The All Knowing Digital Personal Assistant

Account AggregationThese days there are many web sites and programs that help organize aspects of our lives. They help to aggregate a particular aspect such as bank accounts, phone services, instant messaging, email, calendars, passwords and more. These sites or applications bring together diverse accounts into one convenient location. However, in return for the convenience we need to hand over personal information so the service can log in to various sites automatically. How much risk do we take by using these integration tools? For something like a feed reader where we don’t have to provide anything personal, there is not much risk. However, that all changes when it comes to money, email, and so much more.

One integrator for handling money is Mint. To effectively use Mint to track current financial status, one has to register all bank accounts, loans, mortgages, etc. with the site. Once this information is registered, they pass this information off to yodlee.com which then accesses the financial institution web sites, logs in as you, and pulls down the available financial data. In order to log in, they need to know the account numbers, passwords, and challenge questions. This is quite a bit of information to pass up to a third party just to be able to have all available assets and debt displayed in one location. The need to give up all this information requires a leap of faith that the site has tight security and is actively working against hackers and others that would love to access the data. Can Mint employees, or Yodlee employees freely roam the database containing the financial information? Yet even with the potential risks, their is an attraction to having the ever growing set of accounts trackable in one place.

With instant messaging (IM) it is common that one group of friends will be on Google, others on Yahoo or AOL. Trying to keep all the IM clients open can be cumbersome. Web services like Meebo help to bring these various services together. A similar problem occurs for email. Work, home, school, and many other email addresses accumulate over time. Being able to check email from all accounts at the same time is a substantial time saver. Similarly the various social networks such as MySpace and Facebook also should be combinable into one unified interface. Apparently applications like Digsby, currently in limited Beta, are trying to integrate IM, email, and social networking.
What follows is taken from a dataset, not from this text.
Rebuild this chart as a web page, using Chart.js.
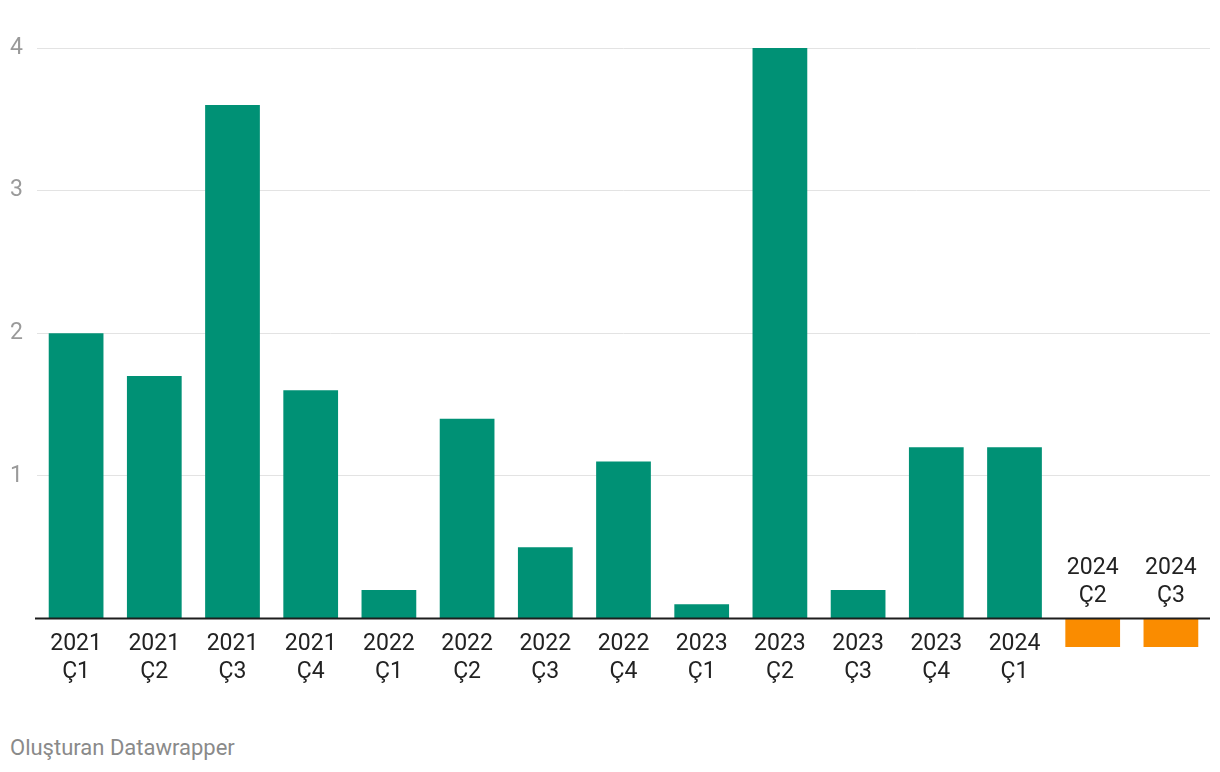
<!DOCTYPE html>
<html>
<head>
<meta charset="utf-8">
<script src="https://cdn.jsdelivr.net/npm/chart.js@4"></script>
<style>
  html, body { margin: 0; padding: 0; background: #fff; }
  #wrap { position: relative; width: 1220px; height: 772px; }
  #footer { position: absolute; left: 10px; top: 735px; font: 22px Roboto, sans-serif; color: #8a8a8a; }
</style>
</head>
<body>
<div id="wrap">
  <canvas id="chart" width="1220" height="720"></canvas>
  <div id="footer">Oluşturan Datawrapper</div>
</div>
<script>
// quarterly values
const years = ['2021', '2021', '2021', '2021', '2022', '2022', '2022', '2022', '2023', '2023', '2023', '2023', '2024', '2024', '2024'];
const quarters = ['Ç1', 'Ç2', 'Ç3', 'Ç4', 'Ç1', 'Ç2', 'Ç3', 'Ç4', 'Ç1', 'Ç2', 'Ç3', 'Ç4', 'Ç1', 'Ç2', 'Ç3'];
const values = [2.0, 1.7, 3.6, 1.6, 0.2, 1.4, 0.5, 1.1, 0.1, 4.0, 0.2, 1.2, 1.2, -0.2, -0.2];
const yTicks = [0, 1, 2, 3, 4];

const GREEN = '#009175';
const ORANGE = '#fa8c00';

// draws the zero line and the two-line category labels
const labelPlugin = {
    id: 'labelPlugin',
    afterDatasetsDraw(chart) {
        const ctx = chart.ctx;
        const x = chart.scales.x;
        const y = chart.scales.y;
        const y0 = y.getPixelForValue(0);

        ctx.save();
        ctx.strokeStyle = '#1d1d1d';
        ctx.lineWidth = 2;
        ctx.beginPath();
        ctx.moveTo(chart.chartArea.left - 2, y0);
        ctx.lineTo(chart.chartArea.right, y0);
        ctx.stroke();

        ctx.fillStyle = '#222';
        ctx.font = '23px Roboto, sans-serif';
        ctx.textAlign = 'center';
        ctx.textBaseline = 'middle';
        for (let i = 0; i < values.length; i++) {
            const cx = x.getPixelForValue(i);
            if (values[i] >= 0) {
                ctx.fillText(years[i], cx, y0 + 26);
                ctx.fillText(quarters[i], cx, y0 + 54);
            } else {
                ctx.fillText(years[i], cx, y0 - 50);
                ctx.fillText(quarters[i], cx, y0 - 22);
            }
        }
        ctx.restore();
    }
};

const ctx = document.getElementById('chart').getContext('2d');
new Chart(ctx, {
    type: 'bar',
    data: {
        labels: years.map((y, i) => y + ' ' + quarters[i]),
        datasets: [{
            data: values,
            backgroundColor: values.map(v => v < 0 ? ORANGE : GREEN),
            borderWidth: 0,
            categoryPercentage: 1,
            barPercentage: 0.7
        }]
    },
    options: {
        responsive: false,
        animation: false,
        layout: { padding: { left: 10, right: 10, top: 48, bottom: 73 } },
        plugins: {
            legend: { display: false },
            tooltip: { enabled: false }
        },
        scales: {
            x: {
                display: false
            },
            y: {
                min: -0.2,
                max: 4,
                afterBuildTicks: scale => { scale.ticks = yTicks.map(v => ({ value: v })); },
                afterFit: scale => { scale.width = 27; },
                border: { display: false },
                grid: {
                    color: c => c.tick && c.tick.value === 0 ? 'rgba(0,0,0,0)' : '#e3e3e3',
                    lineWidth: 1,
                    drawTicks: false
                },
                ticks: {
                    crossAlign: 'far',
                    padding: 0,
                    color: '#9a9a9a',
                    font: { family: 'Roboto', size: 23 },
                    callback: v => v === 0 ? '' : String(v)
                }
            }
        }
    },
    plugins: [labelPlugin]
});
</script>
</body>
</html>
Google’s Grand Central allows one phone number to ring every phone you own. Very convenient in these days of frequent moves, and multiple phones. It even allows for answering on one phone, and then transferring to another. The downside of the current implementation is that it doesn’t conveniently handle transferring to oversees phones. A service like Skype can be used in combination with Grand Central to handle the forwarding to a single overseas phone. The idea of a single phone number to give to everyone is a great idea, but is limited by today’s notion of country code, area code, and phone number. The country code and area code these days are only applicable to the time at which the number was originally assigned. It quickly loses importance after a few years, and a few moves. Since the world is shrinking, or as some would say flattening, maybe we’ll see phone numbers move in the direction of personal identifiers rather than location markers.

There is a trend to bring everything everything together for convenience, but today’s implementations are far from ideal. Soon we will need sites to combine all our aggregation sites together. This way our money, social interaction, phones, and everything else would be available at once. But once again, how much risk do we take on by having to release or combine so much information about us into one location?

What are you favorite aggregators? And what other areas need to be conveniently placed into a one stop digital personal assistant?  Are you willing to give up all your passwords to a web site, or would you prefer a application running on your computer? What makes you trust one over the other?